Прямую критику христианской религии содержит работа Бауэра «Открытое христианство. Воспоминание о восемнадцатом столетии и добавление о кризисе девятнадцатого» (1843).[1185]в своем тезисе о происхождении христианства из разложения политической свободы римского мира это открытие отсылает к молодому Гегелю и предвосхищает «Генеалогию морали» Ницше. Бауэр хочет уже не гуманизировать «сущность» христианства, а доказать его «бесчеловечность», его парадоксальный контраст со всем, что является для человека естественным.[1186]Христианство для него — просто «всемирное несчастье». Оно появилось тогда, когда старый мир более не мог сохранять себя, возвысило это несчастье, сделав его сущностью человека, и зафиксировало человека в его страдании.

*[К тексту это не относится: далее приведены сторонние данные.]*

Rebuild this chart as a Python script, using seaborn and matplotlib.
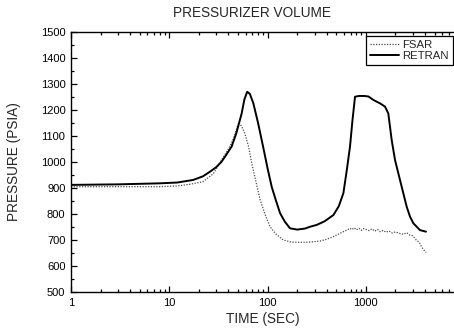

Но человек по своей сущности свободен, он может и должен доказать свою свободу и перед лицом смерти; он тогда сам станет своим собственным законодателем, когда убедит самого себя, что должен подчиняться чужому закону. Бог — это отчужденный от человека человек, но уже не в том смысле, как у Фейербаха. Для него отчуждение означало только снимаемое опредмечивание человеческой сущности в образе религии, для Бауэра же — полную самоутрату, которая может быть вновь снята только посредством тотального расхристи–анивания. Поэтому полное освобождение от религии есть нечто большее, нежели только освобождение: оно — избавление и разрыв, ставшее несомненным для самого себя бытие, свободное от всякой религии. Не в последнюю очередь эта свобода выражается и в снятии критикой религии самой себя. «Французская революция ошибалась еще и в том, что она… увлекалась тем, что она применяла против религии и церкви полицейскую силу, которую ранее привилегированные круги использовали против своих противников… Но теперь дело обстоит иначе: самосознание добилось гарантии своей свободы и в решающее мгновение оно и несвободным предоставит свободу быть несвободными. Оно не будет навязывать им свободу. Свободой оно завоюет мир. После кризиса история более не будет религиозной, не будет христианской; но по отношению к тем, кто останется на периферии цивилизованного мира и захочет сохранить своих богов, будет проявлена снисходительность презрения. Когда после занятия Тарента солдаты Фабия спросили его, что нужно сделать с захваченными статуями богов, тот ответил: оставим тарентинцам их разгневанных богов… Оставим же христианам их разгневанных богов!»[1187]